BLURB:  If you condensed the disaffection, restlessness, temporizing, imprudence, egoism, and waywardness that often attends young adulthood – specifically one in early 1960s working-class England – you’d come up with Billy Liar’s Billy Fisher as the model specimen. The Angry Young Man played by Tom Courtenay is a quintessential avatar of a generation on the precipice of a sea change, as well as an enduring icon of all things anxious and liminal about being young and directionless. While Courtenay’s Colin Smith from The Loneliness of the Long Distance Runner is diligent and arguably principled in his willfulness, Billy is a floundering hodgepodge of feckless decisions and evasions, someone whose fantasies and non-commitments serve as defense mechanisms against the prescriptions and expectations of a staid reality. We lament his chronic irresponsibility but understand his position, which is not fostered so much by character deficiency as the dead hand of society. Such social critique is crucial to Billy Liar as it is to its British New Wave brethren, but it’s neither the thesis nor the film’s most affecting element. What ultimately makes Schlesinger’s work resonate is its complicated, timeless character study, and the poignant suggestion that Billy’s overdue answering to filial duty might also, paradoxically, be yet another means of prolonging the fantasy of escape.

Sunday, May 10, 2020

Un Flic


UN FLIC   ***1/2

Jean-Pierre Melville
1972


IDEA:  A cat-and-mouse game ensues between a stolid cop and a cadre of thieves.


BLURB:  In Jean-Pierre Melville’s final, sepulchral film, a cop is hardly different from the criminals he chases. Occupying a perpetually drizzly, color-drained Paris, they’re all frozen in the same milieu of prescribed processes and aggressive rituals. Planning and executing heists and tracking down suspects have been ground down to the same baseline of mechanical motions, emptied of either transgressive triumph or justice, subsisting purely on the fumes of archetypal antecedents.
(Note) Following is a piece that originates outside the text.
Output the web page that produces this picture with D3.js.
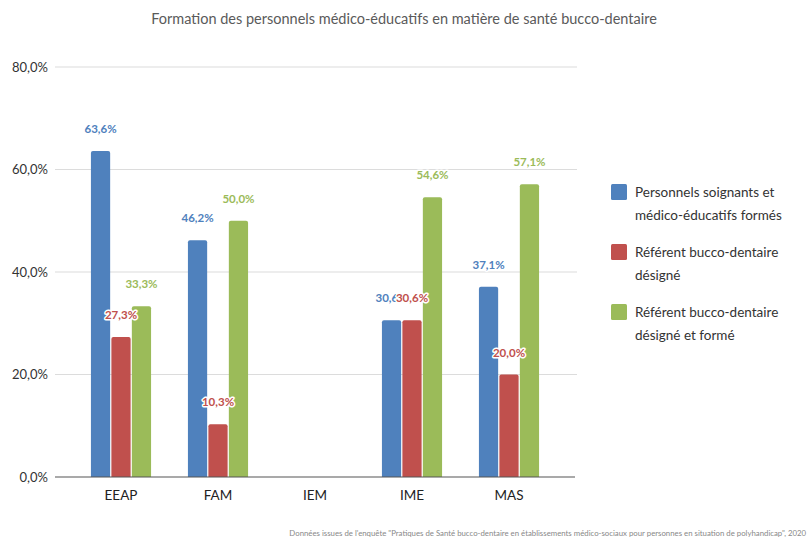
<!DOCTYPE html>
<html>
<head>
<meta charset="utf-8">
<script src="https://cdn.jsdelivr.net/npm/d3@7"></script>
<style>
  body { margin: 0; background: #fff; }
  text { font-family: Lato, "Open Sans", sans-serif; }
</style>
</head>
<body>
<svg width="808" height="538"></svg>
<script>
const categories = ['EEAP', 'FAM', 'IEM', 'IME', 'MAS'];
const seriesNames = [
  ['Personnels soignants et', 'médico-éducatifs formés'],
  ['Référent bucco-dentaire', 'désigné'],
  ['Référent bucco-dentaire', 'désigné et formé']
];
const formes = [63.6, 46.2, null, 30.6, 37.1];
const designe = [27.3, 10.3, null, 30.6, 20.0];
const designeForme = [33.3, 50.0, null, 54.6, 57.1];
const yTicks = [0, 20, 40, 60, 80];
const colors = ['#4f81bd', '#c0504d', '#9bbb59'];

const series = [formes, designe, designeForme];

const svg = d3.select('svg');

// title
svg.append('text')
  .attr('x', 404).attr('y', 24)
  .attr('text-anchor', 'middle')
  .attr('font-size', 14.5)
  .attr('fill', '#5a5a5a')
  .text('Formation des personnels médico-éducatifs en matière de santé bucco-dentaire');

var y = d3.scaleLinear().domain([0, 80]).range([477, 67]);
var x = d3.scaleBand().domain(categories).range([72.5, 557.5])
  .paddingInner(0.38).paddingOuter(0.19);
var xs = d3.scaleBand().domain([0, 1, 2]).range([0, x.bandwidth()]).paddingInner(0.06);

// grid
svg.append('g').selectAll('line').data(yTicks.slice(1)).enter()
  .append('line')
  .attr('x1', 55).attr('x2', 577)
  .attr('y1', d => y(d)).attr('y2', d => y(d))
  .attr('stroke', '#dcdcdc').attr('stroke-width', 1.2);

// y labels
svg.append('g').selectAll('text').data(yTicks).enter()
  .append('text')
  .attr('x', 48).attr('y', d => y(d) + 4.5)
  .attr('text-anchor', 'end')
  .attr('font-size', 13)
  .attr('fill', '#333')
  .text(d => d3.format('.1f')(d).replace('.', ',') + '%');

// bars
series.forEach(function (vals, si) {
  svg.append('g').selectAll('path').data(categories.filter((c, i) => vals[i] != null)).enter()
    .append('path')
    .attr('fill', colors[si])
    .attr('d', function (c) {
      var v = vals[categories.indexOf(c)];
      var x0 = x(c) + xs(si), w = xs.bandwidth(), y0 = y(v), y1 = y(0), r = 2;
      return 'M' + x0 + ',' + y1 + 'V' + (y0 + r) + 'Q' + x0 + ',' + y0 + ' ' + (x0 + r) + ',' + y0 +
        'H' + (x0 + w - r) + 'Q' + (x0 + w) + ',' + y0 + ' ' + (x0 + w) + ',' + (y0 + r) + 'V' + y1 + 'Z';
    });
});

// x axis line
svg.append('line')
  .attr('x1', 55).attr('x2', 575).attr('y1', 477).attr('y2', 477)
  .attr('stroke', '#555').attr('stroke-width', 1.2);

// category labels
svg.append('g').selectAll('text').data(categories).enter()
  .append('text')
  .attr('x', d => x(d) + x.bandwidth() / 2)
  .attr('y', 500)
  .attr('text-anchor', 'middle')
  .attr('font-size', 13.5)
  .attr('fill', '#222')
  .text(d => d);

// value labels (the IME red label covers the blue one, as in the source)
series.forEach(function (vals, si) {
  svg.append('g').selectAll('text').data(categories.filter((c, i) => vals[i] != null)).enter()
    .append('text')
    .attr('x', c => x(c) + xs(si) + xs.bandwidth() / 2)
    .attr('y', c => y(vals[categories.indexOf(c)]) - 18)
    .attr('text-anchor', 'middle')
    .attr('font-size', 11.5)
    .attr('font-weight', 'bold')
    .attr('font-family', 'Roboto, sans-serif')
    .attr('fill', colors[si])
    .attr('stroke', '#fff').attr('stroke-width', 3).attr('paint-order', 'stroke')
    .attr('stroke-linejoin', 'round')
    .text(c => vals[categories.indexOf(c)].toFixed(1).replace('.', ',') + '%');
});

// legend
var legend = svg.append('g').selectAll('g').data(seriesNames).enter()
  .append('g')
  .attr('transform', (d, i) => 'translate(611,' + (184 + i * 60) + ')');
legend.append('rect')
  .attr('width', 16).attr('height', 16).attr('rx', 1.5)
  .attr('fill', (d, i) => colors[i]);
legend.selectAll('text').data(d => d).enter()
  .append('text')
  .attr('x', 24).attr('y', (d, j) => 13 + j * 23)
  .attr('font-size', 13.5)
  .attr('fill', '#333')
  .text(d => d);

// source
svg.append('text')
  .attr('x', 806).attr('y', 536)
  .attr('text-anchor', 'end')
  .attr('font-size', 7.8)
  .attr('fill', '#888')
  .text('Données issues de l\'enquête "Pratiques de Santé bucco-dentaire en établissements médico-sociaux pour personnes en situation de polyhandicap", 2020');
</script>
</body>
</html>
Characterized by Melville’s signature laconic nonchalance but most notable for its pronounced, distancing artifice, Un Flic plays as a genre deconstruction that distills the essences of the crime film into something almost perversely strange. Elements that initially seem slapdash or stilted – weird jumpy cuts, a protracted action set-piece with toy models, brazenly ersatz backdrops – read less as crude liabilities than as apt gestures for evoking an uncanny, simulacral filmic world, its parts fully exposed. As outlandish as much of this can seem, Melville is not out for parody. His gaze is sharp, earnest, and existential as always, trained indulgently but sternly on the alienating roles of masculinity. Delon drives on, but his spirit languishes in monochrome.

Sunday, May 3, 2020

Let the Sunshine In


LET THE SUNSHINE IN   ***1/2

Claire Denis
2017


IDEA:  A middle-aged woman cycles through a series of suitors seeking elusive satisfaction in love.


BLURB:  Based on its plot alone, one would have every reason to expect Let the Sunshine In to be another superfluous, banal film about romantic malaise. And yet, Denis and an utterly luminescent Binoche turn it into something unassumingly fresh, wise, and elating: a portrait of midlife loneliness rich in intimate emotional texture, and attuned equally to the satisfactions and frustrations of desire. While that last point keeps the film consistent with much of the director’s oeuvre, Denis forgoes her typically oblique style for something much more modestly straightforward, to refreshing effect. The resulting film is light without being trifling, casual in a way that seems effortless, but betraying a keen sense for the affects of longing, romantic confusion, vulnerability, and dissatisfaction. None of it would work without the supernova-level power of Binoche at its center. Radiantly eager and then self-sabotaging in a maddening back-and-forth with herself, her Isabelle is a woman who dives quixotically into bad relationships, hoping for something that can never be fulfilled. Denis knows that much of the pleasure is in the pursuit, even when the pursuit takes on such a foolhardy, masochistic form. She also knows that the desire that impels Isabelle will never be fully sated. In an ingenious ending that lifts Let the Sunshine In into gentle transcendence, Denis prematurely rolls the credits over a conversation between two lost souls, grasping for some solace. The credits end, but the film stubbornly persists, as if it has itself absorbed the meaning of the last spoken word: “open.”